Imagens Revista nova Escola
Um desenho para todos
O DUA rompe com a noção de que adaptar é a única opção para os alunos com deficiência. “O problema está na estratégia de aprendizagem e não no tamanho do currículo”, diz Jacqueline. “Existe tendência de pensar que se eu tenho um aluno com deficiência x, ele vai precisar de y. Não existe isso, cada pessoa é uma, por isso é importante não pressupor as necessidades do aluno”, explica Alexandre Moreira, do Instituto Rodrigo Mendes. Além disso, essa concepção favorece a aprendizagem de todos, não apenas de pessoas com deficiência. Afinal, alguns alunos podem compreender melhor o conteúdo quando ele é mostrado em um filme; já outros entendem melhor lendo vários textos ou, ainda, há aqueles que aprendem mais quando o outro colega explica. Ao reconhecer que os alunos com e sem deficiência aprendem de diferentes formas – e contemplando isso ao expor o conteúdo –, o DUA se baseia nas especificidades de cada grupo, por isso ele precisa ser constantemente revisado. Para tal, é importante estar aberto ao erro, investigar o que funciona com a turma e inovar. “Durante a aula já dá para ver se deu certo, e se não der, trago outra proposta para a aula seguinte”, explica Katiane (saiba como incluir o DUA no planejamento no final da matéria).

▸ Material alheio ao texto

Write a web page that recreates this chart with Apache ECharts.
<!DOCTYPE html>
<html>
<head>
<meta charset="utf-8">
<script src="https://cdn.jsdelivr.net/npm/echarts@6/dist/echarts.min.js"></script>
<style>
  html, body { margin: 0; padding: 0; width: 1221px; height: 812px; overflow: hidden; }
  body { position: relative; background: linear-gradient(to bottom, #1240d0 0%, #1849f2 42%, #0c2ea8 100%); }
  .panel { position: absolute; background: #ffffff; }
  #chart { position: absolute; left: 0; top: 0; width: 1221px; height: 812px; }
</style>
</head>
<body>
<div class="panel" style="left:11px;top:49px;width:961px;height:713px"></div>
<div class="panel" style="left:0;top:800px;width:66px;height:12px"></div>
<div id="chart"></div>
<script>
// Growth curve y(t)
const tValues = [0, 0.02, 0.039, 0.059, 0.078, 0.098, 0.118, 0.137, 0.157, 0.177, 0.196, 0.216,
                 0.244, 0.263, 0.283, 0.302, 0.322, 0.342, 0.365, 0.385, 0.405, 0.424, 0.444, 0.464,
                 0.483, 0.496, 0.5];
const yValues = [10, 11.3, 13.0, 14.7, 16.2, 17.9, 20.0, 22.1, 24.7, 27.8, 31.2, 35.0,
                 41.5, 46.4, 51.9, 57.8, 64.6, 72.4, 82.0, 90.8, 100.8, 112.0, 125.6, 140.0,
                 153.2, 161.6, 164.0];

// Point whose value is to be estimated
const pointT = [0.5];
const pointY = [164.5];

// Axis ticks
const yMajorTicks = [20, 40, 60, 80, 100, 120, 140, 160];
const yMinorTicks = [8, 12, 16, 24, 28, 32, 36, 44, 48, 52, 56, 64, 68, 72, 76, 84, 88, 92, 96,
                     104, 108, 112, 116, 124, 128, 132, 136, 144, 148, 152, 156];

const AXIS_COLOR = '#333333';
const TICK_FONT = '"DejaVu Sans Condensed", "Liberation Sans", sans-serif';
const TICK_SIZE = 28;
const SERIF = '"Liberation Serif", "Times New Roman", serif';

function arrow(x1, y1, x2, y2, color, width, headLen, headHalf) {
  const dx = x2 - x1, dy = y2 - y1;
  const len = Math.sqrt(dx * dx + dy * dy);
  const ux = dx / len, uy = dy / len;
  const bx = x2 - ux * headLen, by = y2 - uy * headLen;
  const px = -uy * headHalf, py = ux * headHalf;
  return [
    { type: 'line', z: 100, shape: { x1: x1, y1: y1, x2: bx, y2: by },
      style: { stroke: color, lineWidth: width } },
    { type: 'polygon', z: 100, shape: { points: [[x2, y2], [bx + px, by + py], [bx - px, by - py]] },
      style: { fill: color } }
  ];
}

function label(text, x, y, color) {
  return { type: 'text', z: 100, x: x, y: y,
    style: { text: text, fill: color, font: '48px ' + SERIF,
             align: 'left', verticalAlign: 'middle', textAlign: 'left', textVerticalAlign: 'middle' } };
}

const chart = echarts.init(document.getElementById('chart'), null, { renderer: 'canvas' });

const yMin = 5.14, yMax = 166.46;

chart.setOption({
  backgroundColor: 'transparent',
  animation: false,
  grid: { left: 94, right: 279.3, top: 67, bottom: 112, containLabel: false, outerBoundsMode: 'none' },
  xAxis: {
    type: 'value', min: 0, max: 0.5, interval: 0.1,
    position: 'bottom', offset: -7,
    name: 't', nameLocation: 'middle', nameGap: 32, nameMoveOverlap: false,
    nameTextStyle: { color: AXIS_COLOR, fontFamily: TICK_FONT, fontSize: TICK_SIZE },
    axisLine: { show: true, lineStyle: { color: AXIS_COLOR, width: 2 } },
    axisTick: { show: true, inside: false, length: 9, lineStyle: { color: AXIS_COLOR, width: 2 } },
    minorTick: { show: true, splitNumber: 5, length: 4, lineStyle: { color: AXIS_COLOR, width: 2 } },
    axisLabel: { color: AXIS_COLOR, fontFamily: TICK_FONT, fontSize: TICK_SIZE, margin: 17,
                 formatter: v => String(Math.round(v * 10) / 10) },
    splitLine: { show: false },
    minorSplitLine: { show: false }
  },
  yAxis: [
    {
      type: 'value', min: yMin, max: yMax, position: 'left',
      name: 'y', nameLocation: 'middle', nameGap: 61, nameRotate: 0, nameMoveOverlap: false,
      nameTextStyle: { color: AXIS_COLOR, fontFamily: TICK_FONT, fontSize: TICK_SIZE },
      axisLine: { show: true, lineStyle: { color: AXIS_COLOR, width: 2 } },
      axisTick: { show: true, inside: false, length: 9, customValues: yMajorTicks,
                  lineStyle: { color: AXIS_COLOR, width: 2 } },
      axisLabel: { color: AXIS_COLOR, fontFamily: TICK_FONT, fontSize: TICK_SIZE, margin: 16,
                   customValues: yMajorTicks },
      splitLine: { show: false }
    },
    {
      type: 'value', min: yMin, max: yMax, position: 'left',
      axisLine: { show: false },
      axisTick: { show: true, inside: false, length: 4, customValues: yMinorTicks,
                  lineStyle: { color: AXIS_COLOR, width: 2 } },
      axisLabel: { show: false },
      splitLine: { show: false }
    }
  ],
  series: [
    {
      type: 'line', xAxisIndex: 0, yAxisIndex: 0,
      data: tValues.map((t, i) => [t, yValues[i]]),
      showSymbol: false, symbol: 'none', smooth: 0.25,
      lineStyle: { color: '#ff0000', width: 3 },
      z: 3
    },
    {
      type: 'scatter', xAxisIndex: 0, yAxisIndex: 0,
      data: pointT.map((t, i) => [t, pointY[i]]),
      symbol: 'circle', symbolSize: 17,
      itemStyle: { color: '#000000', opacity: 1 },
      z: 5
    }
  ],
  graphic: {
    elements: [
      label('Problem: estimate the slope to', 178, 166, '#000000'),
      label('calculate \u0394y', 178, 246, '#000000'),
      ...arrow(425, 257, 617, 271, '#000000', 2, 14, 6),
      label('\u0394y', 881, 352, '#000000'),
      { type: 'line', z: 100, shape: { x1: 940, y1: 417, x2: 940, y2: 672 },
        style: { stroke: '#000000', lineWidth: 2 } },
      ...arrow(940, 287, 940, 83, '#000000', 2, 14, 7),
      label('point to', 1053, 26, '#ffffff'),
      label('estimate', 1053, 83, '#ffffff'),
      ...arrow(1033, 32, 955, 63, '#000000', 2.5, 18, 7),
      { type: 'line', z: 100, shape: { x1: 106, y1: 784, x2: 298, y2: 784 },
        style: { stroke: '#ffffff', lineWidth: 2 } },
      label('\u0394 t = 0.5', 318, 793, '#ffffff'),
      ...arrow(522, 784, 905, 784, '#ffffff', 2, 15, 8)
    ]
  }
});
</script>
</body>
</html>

COMO APLICAR O DESENHO UNIVERSAL PARA A APRENDIZAGEM?
Ensinar de maneiras diferentes, ouvir os alunos e engajar os estudantes são os três princípios da metodologia. Confira:
1) Múltiplas formas de apresentação: Para potencializar a aprendizagem, o aluno precisa acessar diferentes apresentações do conteúdo. Assim, tente ensinar de diferentes formas o mesmo assunto.
2) Múltiplas representações da aprendizagem: Crie oportunidades para os alunos expressarem a aprendizagem, com o objetivo de compreender o que e como eles estão aprendendo.

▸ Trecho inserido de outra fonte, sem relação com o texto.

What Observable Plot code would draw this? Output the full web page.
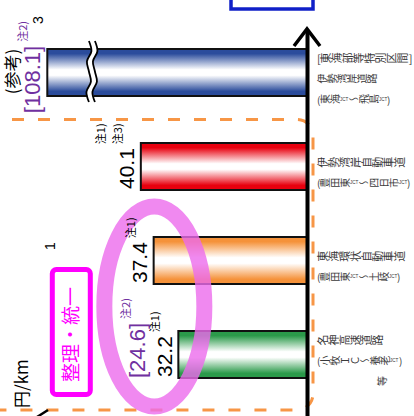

3) Múltiplas formas de engajamento: Para aprender, é preciso que o aluno entenda a importância de adquirir esse conhecimento. Para tal, o professor precisa encontrar meios para motivar e engajar os alunos em prol da aprendizagem.

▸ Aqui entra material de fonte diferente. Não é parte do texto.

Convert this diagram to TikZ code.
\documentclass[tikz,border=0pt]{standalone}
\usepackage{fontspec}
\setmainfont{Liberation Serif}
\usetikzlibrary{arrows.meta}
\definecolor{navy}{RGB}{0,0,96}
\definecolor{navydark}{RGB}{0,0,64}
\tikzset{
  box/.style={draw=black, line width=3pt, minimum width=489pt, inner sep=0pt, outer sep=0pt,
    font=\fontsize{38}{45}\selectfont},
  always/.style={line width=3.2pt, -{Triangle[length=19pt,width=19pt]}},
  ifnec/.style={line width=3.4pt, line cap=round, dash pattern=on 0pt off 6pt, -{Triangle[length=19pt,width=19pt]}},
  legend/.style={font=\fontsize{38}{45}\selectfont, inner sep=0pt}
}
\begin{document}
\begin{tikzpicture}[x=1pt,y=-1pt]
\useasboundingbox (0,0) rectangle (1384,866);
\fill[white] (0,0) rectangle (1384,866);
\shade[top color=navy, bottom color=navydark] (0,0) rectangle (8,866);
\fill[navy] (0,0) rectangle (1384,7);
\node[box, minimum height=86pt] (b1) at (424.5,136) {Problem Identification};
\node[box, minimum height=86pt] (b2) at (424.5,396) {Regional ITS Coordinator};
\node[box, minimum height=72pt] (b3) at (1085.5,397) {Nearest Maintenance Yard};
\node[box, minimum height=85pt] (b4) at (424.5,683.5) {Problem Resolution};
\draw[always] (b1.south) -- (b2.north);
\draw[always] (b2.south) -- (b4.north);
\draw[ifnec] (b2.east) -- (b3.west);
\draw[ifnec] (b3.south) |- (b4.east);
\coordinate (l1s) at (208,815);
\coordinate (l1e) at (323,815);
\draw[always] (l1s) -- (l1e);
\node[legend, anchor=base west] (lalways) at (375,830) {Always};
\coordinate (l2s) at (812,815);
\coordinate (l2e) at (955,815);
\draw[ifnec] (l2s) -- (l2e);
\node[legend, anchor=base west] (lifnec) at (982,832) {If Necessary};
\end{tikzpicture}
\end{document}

Mas o que a gestão pode fazer?
Apesar de ser um recurso diretamente ligado à prática do professor, a gestão escolar não está de mãos atadas. Ela pode (e precisa) colaborar. O primeiro passo é entender a necessidade de uma proposta diferente e a importância dela para promover uma Educação Inclusiva. Na escola de Katiane o planejamento colaborativo já é uma prática, o que permitiu que ela mostrasse o seu trabalho para outras professoras. No entanto, esse movimento pode ser ampliado, e para tal é importante o apoio da gestão para garantir espaços de formação e troca de experiência entre pares. A partir do olhar atento para o que acontece na escola, é possível promover formações lideradas pelos próprios professores que se destaquem. “É uma forma de divulgar experiências positivas e fortalecer os professores. Contagiar para o bem”, diz Mônica dos Santos, coordenadora do Laboratório de Pesquisa, Estudos e Apoio à Participação e à Diversidade em Educação (LaPEADE). “Não adianta o professor fazer todo o trabalho de pensar no DUA, se na hora de conseguir recursos o processo estanca, por isso o gestor tem de ser um aliado dos professores”, afirma Alexandre. “A Educação inclusiva não é um projeto da escola, mas uma concepção de Educação, e é papel do gestor dar continuidade a esse trabalho”, diz o formador.
Aplicar, de fato, a metodologia no dia a dia da escola não é tarefa simples, pois exige um esforço contínuo, um planejamento intencional e a abertura para revisar o que está sendo feito. Mas, para a professora Katiane, valeu a pena: “Achei que não conseguiria promover uma aprendizagem efetiva, mas observei uma evolução. Eles estão aprendendo mais”.
PASSO A PASSO PARA PLANEJAR
Confira uma sugestão de etapas para preparar uma aula com a metodologia
- Diagnóstico: Entenda as necessidades e habilidades da turma para traçar caminhos que possam promover a aprendizagem.
- Objetivo: Tenha clareza do que se deseja atingir naquela aula. Só então pense na forma de ensinar.
- Questionamento: Pergunte-se: o conteúdo está sendo dado de diferentes formas? Há oportunidades para o aluno representar a aprendizagem dele de diferentes formas? Quais estratégias motivaram o envolvimento na aula?Como vou avaliar a aprendizagem?